Thursday, December 17, 2009

In the kichen, are you an artist or a scientist?


Baking and making dough is a science; without the exact measurements your dough just won't look or taste right... and who wants that! Perhaps it's my preference for the creative that leaves me more comfortable cooking. When you're making dinner do you toss in a little of everything until it tastes right or do you follow your recipes exactly? The other day at lunch I was trying to tell some coworkers how I had made my turkey soup. Suddenly, I realized I sounded like my Grandma Suczynski.

"Well, you put the turkey in the pot, cover with water, throw in some veggies, maybe add chicken stock or bullion cubes, boil it for a while...."

Riiiiiiiight, that's not really a recipe is it? I remember my aunt saying that it was like pulling teeth to get Grandma to write down her pierogi recipe for us. Even when she did put it into words the recipe read "add a couple drops of water until the dough looks just right." As it turns out grandma was onto something with these directions. When I first tried to make pierogis I started to read the recipe and thought, oh dear! I looked at the lack of measurements followed by scribbled in notes from my mom & aunts about how much of certain ingredients they had used. After several pierogi attempts myself, I learned that if the dough is so sticky that you can just barely roll it out - than it's perfect! The stickiest dough will make the most tender pierogis.

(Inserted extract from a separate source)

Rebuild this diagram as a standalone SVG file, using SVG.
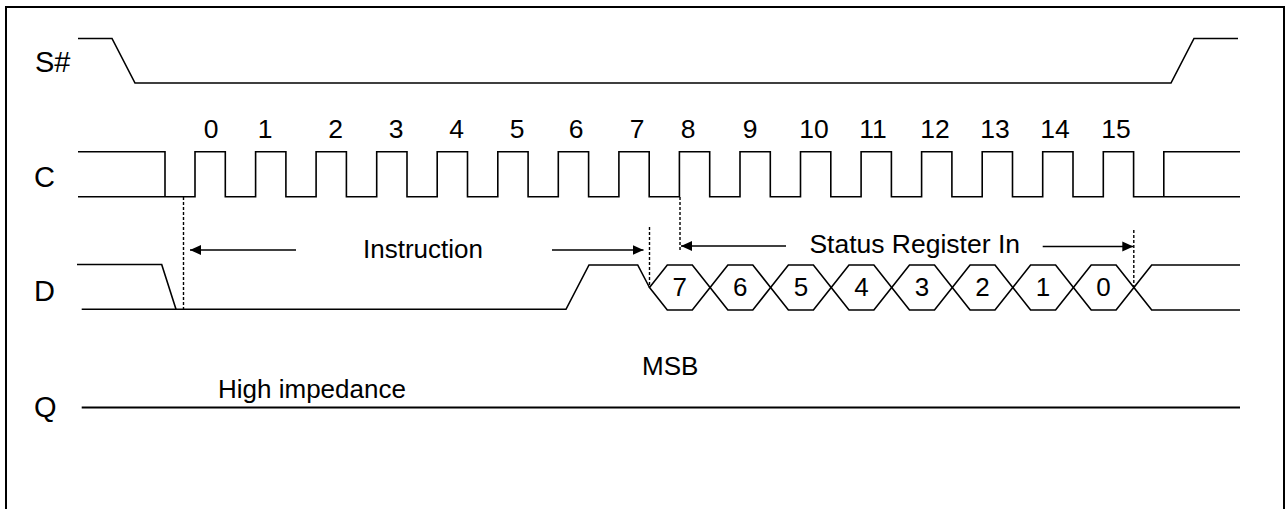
<svg xmlns="http://www.w3.org/2000/svg" width="1288" height="509" viewBox="0 0 1288 509">
<defs>
<style>
.sig{fill:none;stroke:#000;stroke-width:1.6;stroke-linejoin:miter}
.dash{fill:none;stroke:#000;stroke-width:1.4;stroke-dasharray:3 2}
.arr{fill:none;stroke:#000;stroke-width:1.6}
.lbl{font-family:"Liberation Sans",Arial,sans-serif;font-size:26px;fill:#000}
.name{font-family:"Liberation Sans",Arial,sans-serif;font-size:29px;fill:#000}
.mid{text-anchor:middle}
</style>
<marker id="ah" markerUnits="userSpaceOnUse" markerWidth="12" markerHeight="12" viewBox="0 0 12 12" refX="11" refY="6" orient="auto">
<path d="M0,1 L11,6 L0,11 Z" fill="#000"/>
</marker>
</defs>
<rect x="0" y="0" width="1288" height="509" fill="#fff"/>
<rect x="6" y="7" width="1278" height="540" fill="none" stroke="#000" stroke-width="2"/>

<g id="sig-S">
<text class="name" x="35" y="71.5">S#</text>
<polyline class="sig" points="78,38.5 112,38.5 135,83 1171,83 1194,38.5 1238,38.5"/>
</g>

<g id="sig-C">
<text class="name" x="34" y="186.5">C</text>
<path class="sig" d="M78,151.7 H165 V196.7"/>
<path class="sig" d="M78,196.7 H195 V151.7 H225.3 V196.7 H255.6 V151.7 H285.9 V196.7 H316.1 V151.7 H346.4 V196.7 H376.7 V151.7 H407 V196.7 H437.2 V151.7 H467.5 V196.7 H497.8 V151.7 H528.1 V196.7 H558.3 V151.7 H588.6 V196.7 H618.9 V151.7 H649.2 V196.7 H679.4 V151.7 H709.7 V196.7 H740 V151.7 H770.3 V196.7 H800.5 V151.7 H830.8 V196.7 H861.1 V151.7 H891.4 V196.7 H921.6 V151.7 H951.9 V196.7 H982.2 V151.7 H1012.5 V196.7 H1042.7 V151.7 H1073 V196.7 H1103.3 V151.7 H1133.6 V196.7 H1240"/>
<path class="sig" d="M1163.8,196.7 V151.7 H1240"/>
<g class="lbl mid" style="font-size:26.5px">
<text x="211" y="138">0</text>
<text x="265" y="138">1</text>
<text x="335.5" y="138">2</text>
<text x="396" y="138">3</text>
<text x="456.5" y="138">4</text>
<text x="517" y="138">5</text>
<text x="576" y="138">6</text>
<text x="637" y="138">7</text>
<text x="688" y="138">8</text>
<text x="750" y="138">9</text>
<text x="814" y="138">10</text>
<text x="873" y="138">11</text>
<text x="935" y="138">12</text>
<text x="995" y="138">13</text>
<text x="1055" y="138">14</text>
<text x="1116" y="138">15</text>
</g>
</g>

<g id="sig-D">
<text class="name" x="34" y="301">D</text>
<polyline class="sig" points="77,264.5 161.7,264.5 176,309.3"/>
<polyline class="sig" points="81.7,309.3 566,309.3 589,265 637.7,265 649.5,287.5"/>
<g class="sig">
<polygon points="649.5,287.5 667.3,265 692.3,265 710.1,287.5 692.3,310 667.3,310"/>
<polygon points="710.1,287.5 727.9,265 752.8,265 770.6,287.5 752.8,310 727.9,310"/>
<polygon points="770.6,287.5 788.4,265 813.4,265 831.2,287.5 813.4,310 788.4,310"/>
<polygon points="831.2,287.5 849,265 873.9,265 891.7,287.5 873.9,310 849,310"/>
<polygon points="891.7,287.5 909.5,265 934.5,265 952.3,287.5 934.5,310 909.5,310"/>
<polygon points="952.3,287.5 970.1,265 995,265 1012.8,287.5 995,310 970.1,310"/>
<polygon points="1012.8,287.5 1030.6,265 1055.6,265 1073.4,287.5 1055.6,310 1030.6,310"/>
<polygon points="1073.4,287.5 1091.2,265 1116.1,265 1133.9,287.5 1116.1,310 1091.2,310"/>
<polyline points="1133.9,287.5 1151.7,265 1240,265"/>
<polyline points="1133.9,287.5 1151.7,310 1240,310"/>
</g>
<g class="lbl mid">
<text x="679.8" y="296">7</text>
<text x="740.3" y="296">6</text>
<text x="800.9" y="296">5</text>
<text x="861.4" y="296">4</text>
<text x="922" y="296">3</text>
<text x="982.5" y="296">2</text>
<text x="1043.1" y="296">1</text>
<text x="1103.6" y="296">0</text>
</g>
<text class="lbl" x="642" y="375">MSB</text>
</g>

<g id="sig-Q">
<text class="name" x="34" y="417">Q</text>
<line x1="81.7" y1="407.5" x2="1240" y2="407.5" stroke="#000" stroke-width="2"/>
<text class="lbl" x="218" y="398">High impedance</text>
</g>

<g id="annotations">
<text class="lbl mid" x="423" y="258">Instruction</text>
<text class="lbl mid" x="914.7" y="253" style="font-size:26.5px">Status Register In</text>
</g>

<g id="connectors">
<line class="dash" x1="183.5" y1="197" x2="183.5" y2="309"/>
<line class="dash" x1="649.5" y1="227" x2="649.5" y2="287"/>
<line class="dash" x1="680" y1="197" x2="680" y2="250"/>
<line class="dash" x1="1133.8" y1="230" x2="1133.8" y2="287"/>
<line class="arr" x1="296" y1="250" x2="190" y2="250" marker-end="url(#ah)"/>
<line class="arr" x1="552" y1="250" x2="643.5" y2="250" marker-end="url(#ah)"/>
<line class="arr" x1="786" y1="246" x2="681" y2="246" marker-end="url(#ah)"/>
<line class="arr" x1="1042.7" y1="246.5" x2="1133.3" y2="246.5" marker-end="url(#ah)"/>
</g>
</svg>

As I was photographing Mary Ann Esposito's cooking class here at Stonewall Kitchen I had my ah ha moment. She said, "Take a look at the size of the egg that they have given me! The recipe called for a medium egg, but that looks small to me!" She went on to explain that because the egg was smaller we were going to need less flour for our dough. (Less liquid used = less flour needed) Finally, I understood. I really hope Grandma Suczynski was taking a peek down at me from heaven to see me when everything clicked. At last, I know how to make the dough so it "looks just right" and why!


As a photographer, I'm an artist by trade, but perhaps we can all use a little mix of artist and scientist when we are in the kitchen. This Holiday season don't miss out on the chance copy down your own family recipes... even if you have to stop grandma in the midst of "a pinch of this" to try and measure it!

Speaking of the holidays, our tips end tomorrow! Don't forget to check in today to see some great options for napkin folding.

1 comment:

  1. Great question, and topic! I'm both...As a professional recipe developer, I'm a scientist, but in my heart, I'm an artist. The more time I spend in the kitchen, the more the artist fights to express herself, and the more I let her, the better things seem to taste. Our grandmother's would probably say that inner artist is love for the people we cook for, and why they seemed to suggest that the particulars of weight and volume matter far less than we all think. Perhaps then, the question of science v. art is trumped by this--in the kitchen, do you cook with joy and love? If yes, then your food will surely show it.